* Start *
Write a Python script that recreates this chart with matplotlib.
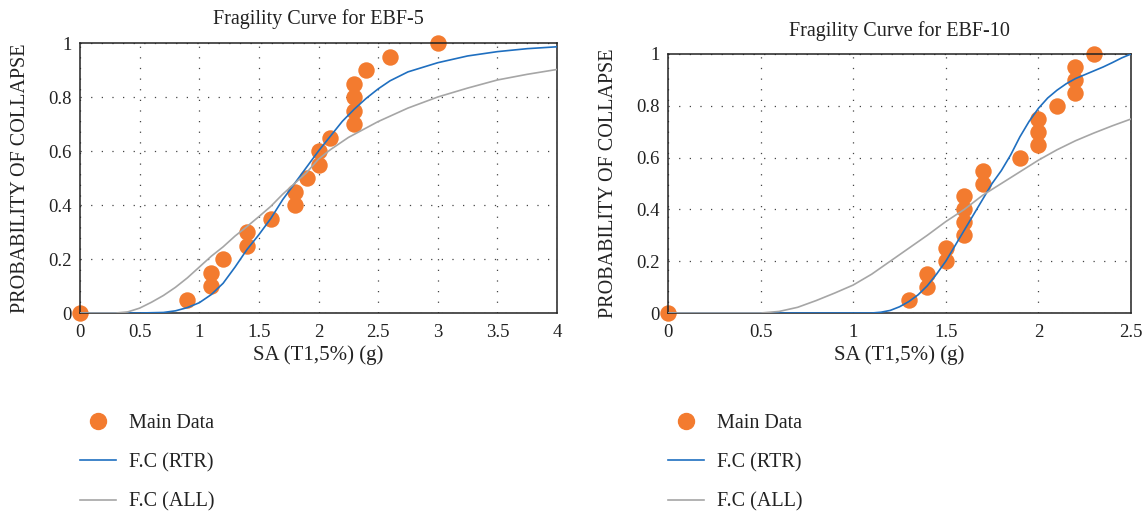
import numpy as np
import matplotlib
matplotlib.use("Agg")
import matplotlib.pyplot as plt
from matplotlib.lines import Line2D

plt.rcParams['font.family'] = ['Liberation Serif', 'DejaVu Serif']

# EBF-5 data
ebf5_x = [0, 0.9, 1.1, 1.1, 1.2, 1.4, 1.4, 1.6, 1.8, 1.8, 1.9, 2.0, 2.0, 2.1,
          2.3, 2.3, 2.3, 2.3, 2.4, 2.6, 3.0]
ebf5_y = [0, 0.05, 0.1, 0.15, 0.2, 0.25, 0.3, 0.35, 0.4, 0.45, 0.5, 0.55, 0.6,
          0.65, 0.7, 0.75, 0.8, 0.85, 0.9, 0.95, 1.0]

ebf5_rtr_x = [0, 0.5, 0.7, 0.8, 0.9, 1.0, 1.1, 1.2, 1.3, 1.4, 1.5, 1.6, 1.7, 1.8,
              1.9, 2.0, 2.1, 2.2, 2.3, 2.4, 2.5, 2.6, 2.75, 3.0, 3.25, 3.5, 3.75, 4.0]
ebf5_rtr_y = [0, 0, 0.002, 0.008, 0.02, 0.038, 0.068, 0.11, 0.17, 0.235, 0.29,
              0.35, 0.42, 0.48, 0.54, 0.60, 0.655, 0.71, 0.755, 0.795, 0.83,
              0.86, 0.893, 0.927, 0.952, 0.968, 0.979, 0.986]

ebf5_all_x = [0, 0.3, 0.4, 0.5, 0.6, 0.7, 0.8, 0.9, 1.0, 1.1, 1.2, 1.3, 1.4, 1.5,
              1.6, 1.7, 1.8, 1.9, 2.0, 2.1, 2.25, 2.5, 2.75, 3.0, 3.25, 3.5, 3.75, 4.0]
ebf5_all_y = [0, 0, 0.004, 0.018, 0.04, 0.065, 0.095, 0.13, 0.17, 0.21, 0.245,
              0.285, 0.32, 0.357, 0.395, 0.44, 0.48, 0.52, 0.57, 0.605, 0.65,
              0.709, 0.759, 0.80, 0.833, 0.863, 0.884, 0.902]

# EBF-10 data
ebf10_x = [0, 1.3, 1.4, 1.4, 1.5, 1.5, 1.6, 1.6, 1.6, 1.6, 1.7, 1.7, 1.9, 2.0,
           2.0, 2.0, 2.1, 2.2, 2.2, 2.2, 2.3]
ebf10_y = [0, 0.05, 0.1, 0.15, 0.2, 0.25, 0.3, 0.35, 0.4, 0.45, 0.5, 0.55, 0.6,
           0.65, 0.7, 0.75, 0.8, 0.85, 0.9, 0.95, 1.0]

ebf10_rtr_x = [0, 1.1, 1.15, 1.2, 1.25, 1.3, 1.35, 1.4, 1.45, 1.5, 1.55, 1.6, 1.65,
               1.7, 1.75, 1.8, 1.85, 1.9, 1.95, 2.0, 2.05, 2.1, 2.15, 2.2, 2.25,
               2.3, 2.35, 2.4, 2.45, 2.5]
ebf10_rtr_y = [0, 0, 0.003, 0.01, 0.024, 0.044, 0.07, 0.105, 0.15, 0.2, 0.26,
               0.32, 0.38, 0.44, 0.5, 0.55, 0.61, 0.68, 0.74, 0.79, 0.83, 0.86,
               0.885, 0.905, 0.92, 0.935, 0.95, 0.967, 0.985, 1.0]

ebf10_all_x = [0, 0.5, 0.6, 0.7, 0.8, 0.9, 1.0, 1.1, 1.2, 1.3, 1.4, 1.5, 1.6, 1.7,
               1.8, 1.9, 2.0, 2.1, 2.2, 2.3, 2.4, 2.5]
ebf10_all_y = [0, 0, 0.006, 0.022, 0.048, 0.077, 0.108, 0.15, 0.20, 0.25, 0.30,
               0.353, 0.40, 0.455, 0.50, 0.545, 0.59, 0.63, 0.665, 0.695, 0.723,
               0.749]

ORANGE = '#F37B2F'
BLUE = '#1F6FC0'
GRAY = '#A6A6A6'

fig = plt.figure(figsize=(11.47, 5.13), dpi=100)
W, H = 1147, 513


def make_ax(l, r, b, t):
    return fig.add_axes([l / W, 1 - b / H, (r - l) / W, (b - t) / H])


def style(ax, xmax, xticks, title, title_pad):
    ax.set_xlim(0, xmax)
    ax.set_ylim(0, 1)
    ax.set_xticks(xticks)
    ax.set_xticklabels([f"{v:g}" for v in xticks])
    ax.set_yticks([0, 0.2, 0.4, 0.6, 0.8, 1])
    ax.set_yticklabels(['0', '0.2', '0.4', '0.6', '0.8', '1'])
    ax.tick_params(length=0, labelsize=13.5, pad=6, colors='#222')
    ax.tick_params(axis='x', pad=8)
    ax.grid(True, color='#444', linestyle=(0, (1, 7.5)), linewidth=0.9)
    for s in ax.spines.values():
        s.set_color('#222')
        s.set_linewidth(1.1)
    ax.set_title(title, fontsize=14.5, pad=title_pad, color='#222')
    ax.set_xlabel('SA (T1,5%) (g)', fontsize=15, labelpad=3, color='#222')
    ax.set_ylabel('PROBABILITY OF COLLAPSE', fontsize=14.5, labelpad=13, color='#222')


ax1 = make_ax(80, 557, 313, 43)
ax1.scatter(ebf5_x, ebf5_y, s=140, color=ORANGE, zorder=2, clip_on=False, linewidths=0)
ax1.plot(ebf5_rtr_x, ebf5_rtr_y, color=BLUE, lw=1.2, zorder=3)
ax1.plot(ebf5_all_x, ebf5_all_y, color=GRAY, lw=1.2, zorder=3)
style(ax1, 4, [0, 0.5, 1, 1.5, 2, 2.5, 3, 3.5, 4], 'Fragility Curve for EBF-5', 14)

ax2 = make_ax(668, 1131, 313, 54)
ax2.scatter(ebf10_x, ebf10_y, s=140, color=ORANGE, zorder=2, clip_on=False, linewidths=0)
ax2.plot(ebf10_rtr_x, ebf10_rtr_y, color=BLUE, lw=1.2, zorder=3)
ax2.plot(ebf10_all_x, ebf10_all_y, color=GRAY, lw=1.2, zorder=3)
style(ax2, 2.5, [0, 0.5, 1, 1.5, 2, 2.5], 'Fragility Curve for EBF-10', 13)

handles = [
    Line2D([], [], marker='o', linestyle='none', color=ORANGE, markersize=11.5),
    Line2D([], [], color=BLUE, lw=1.2),
    Line2D([], [], color=GRAY, lw=1.2),
]
labels = ['Main Data', 'F.C (RTR)', 'F.C (ALL)']
for lx in (80, 668):
    fig.legend(handles, labels, loc='upper left', bbox_to_anchor=(lx / W, 1 - 414 / H),
               frameon=False, fontsize=14.5, handlelength=1.8, handletextpad=0.65,
               labelspacing=1.0, borderpad=0, borderaxespad=0, labelcolor='#222')

fig.savefig('out.png', dpi=100)
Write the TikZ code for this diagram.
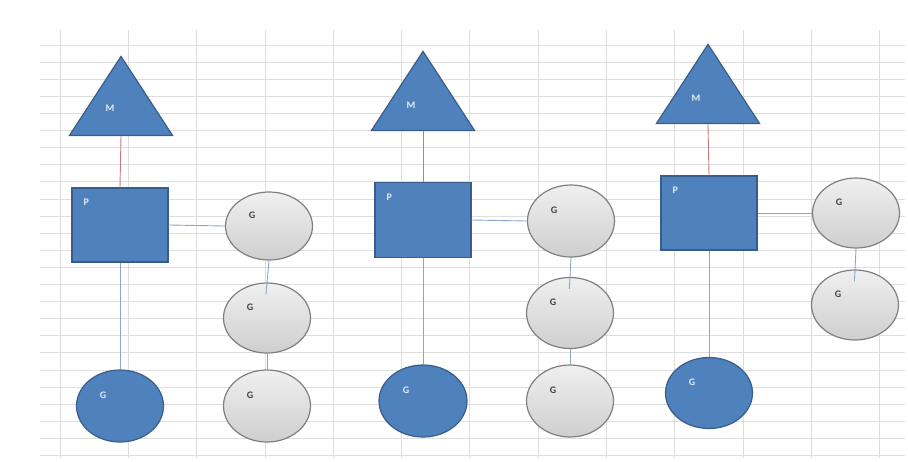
\documentclass[tikz,border=0pt]{standalone}
\usepackage{fontspec}
\setmainfont{Carlito}
\usetikzlibrary{shapes.geometric}
\definecolor{shapeblue}{HTML}{4F81BD}
\definecolor{shapeedge}{HTML}{385D8A}
\definecolor{gedge}{HTML}{7F7F7F}
\definecolor{linkred}{HTML}{C87A7A}
\definecolor{linkblue}{HTML}{8AA6CC}
\definecolor{gridline}{HTML}{DEDEDE}
\begin{document}
\begin{tikzpicture}[x=1pt, y=-1pt,
    mtri/.style={draw=shapeedge, fill=shapeblue, line width=1.2pt, isosceles triangle, isosceles triangle stretches, shape border rotate=90, minimum width=103pt, minimum height=79pt, inner sep=0pt, anchor=lower side},
    pbox/.style={draw=shapeedge, fill=shapeblue, line width=1.2pt, rectangle, minimum width=96pt, minimum height=74pt, inner sep=0pt},
    gblue/.style={draw=shapeedge, fill=shapeblue, line width=1.2pt, ellipse, minimum width=87pt, minimum height=72pt, inner sep=0pt},
    ggray/.style={draw=gedge, top color=gray!12, bottom color=gray!38, line width=1.2pt, ellipse, minimum width=87pt, minimum height=70pt, inner sep=0pt},
    wtext/.style={text=white!85!shapeblue, font=\fontsize{10}{12}\selectfont\bfseries, inner sep=0pt},
    dtext/.style={text=black!75, font=\fontsize{10}{12}\selectfont\bfseries, inner sep=0pt},
    redlink/.style={draw=linkred, line width=0.9pt},
    bluelink/.style={draw=linkblue, line width=0.9pt}]
    \useasboundingbox (0,0) rectangle (908,461);

    % Spreadsheet grid
    \foreach \gx in {0,...,12} {
        \draw[gridline, line width=0.8pt] (60+68.3*\gx, 30) -- (60+68.3*\gx, 458);
    }
    \foreach \gy in {0,...,24} {
        \draw[gridline, line width=0.8pt] (40, 45+17.1*\gy) -- (905, 45+17.1*\gy);
    }

    % Group 1
    \node[mtri] (m1) at (121,136) {};
    \node[pbox] (p1) at (120,225) {};
    \node[gblue] (g1) at (120,406) {};
    \node[ggray, minimum height=68pt] (ga1) at (269,226) {};
    \node[ggray] (ga2) at (267,318) {};
    \node[ggray, minimum height=72pt] (ga3) at (267,406) {};

    % Group 2
    \node[mtri] (m2) at (423,131) {};
    \node[pbox, minimum height=75pt] (p2) at (423,220) {};
    \node[gblue, minimum width=88pt] (g2) at (423,401) {};
    \node[ggray, minimum height=72pt] (gb1) at (571,221) {};
    \node[ggray, minimum height=71pt] (gb2) at (570,313) {};
    \node[ggray, minimum height=72pt] (gb3) at (570,401) {};

    % Group 3
    \node[mtri] (m3) at (708,124) {};
    \node[pbox] (p3) at (709,213) {};
    \node[gblue, minimum height=71pt] (g3) at (709,393) {};
    \node[ggray] (gc1) at (856,213) {};
    \node[ggray] (gc2) at (855,305) {};

    % Links
    \draw[redlink] (m1.lower side) -- (p1.north);
    \draw[redlink] (m2.lower side) -- (p2.north);
    \draw[redlink] (m3.lower side) -- (p3.north);
    \draw[bluelink] (p1.south) -- (g1.north);
    \draw[bluelink] (p2.south) -- (g2.north);
    \draw[bluelink] (p3.south) -- (g3.north);
    \draw[bluelink] (p1.east) -- (ga1.west);
    \draw[bluelink] (p2.east) -- (gb1.west);
    \draw[bluelink] (p3.east) -- (gc1.west);
    \draw[bluelink, shorten >=-12pt] (ga1.south) -- (ga2.north);
    \draw[bluelink] (ga2.south) -- (ga3.north);
    \draw[bluelink, shorten >=-12pt] (gb1.south) -- (gb2.north);
    \draw[bluelink] (gb2.south) -- (gb3.north);
    \draw[bluelink, shorten >=-12pt] (gc1.south) -- (gc2.north);

    % Labels
    \node[wtext] (m1t) at (110,108) {M};
    \node[wtext] (m2t) at (411,105) {M};
    \node[wtext] (m3t) at (696,98) {M};
    \foreach \pn in {p1,p2,p3} {
        \node[wtext] (\pn t) at ([shift={(15,-23)}]\pn.west) {P};
    }
    \foreach \gn in {g1,g2,g3} {
        \node[wtext] (\gn t) at ([shift={(-17,-11)}]\gn.center) {G};
    }
    \foreach \gn in {ga1,ga2,ga3,gb1,gb2,gb3,gc1,gc2} {
        \node[dtext] (\gn t) at ([shift={(-17,-11)}]\gn.center) {G};
    }
\end{tikzpicture}
\end{document}
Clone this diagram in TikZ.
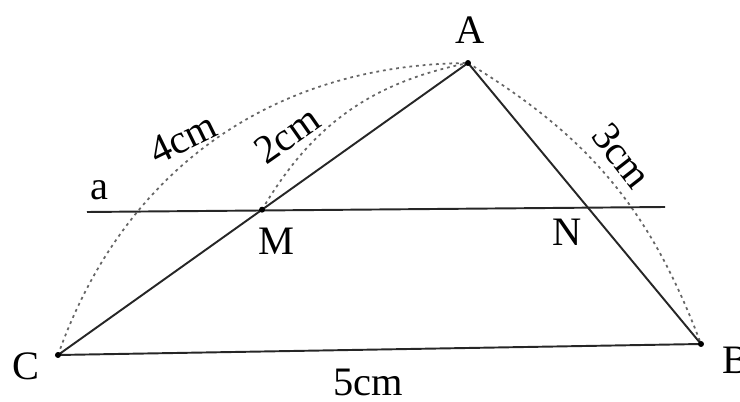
* End *
WHAT THE EXERCISE ASKS: Copy in full each line that holds the word "matplotlib".

RESULT:
Write a Python script that recreates this chart with matplotlib.
import matplotlib
matplotlib.use("Agg")
import matplotlib.pyplot as plt
from matplotlib.lines import Line2D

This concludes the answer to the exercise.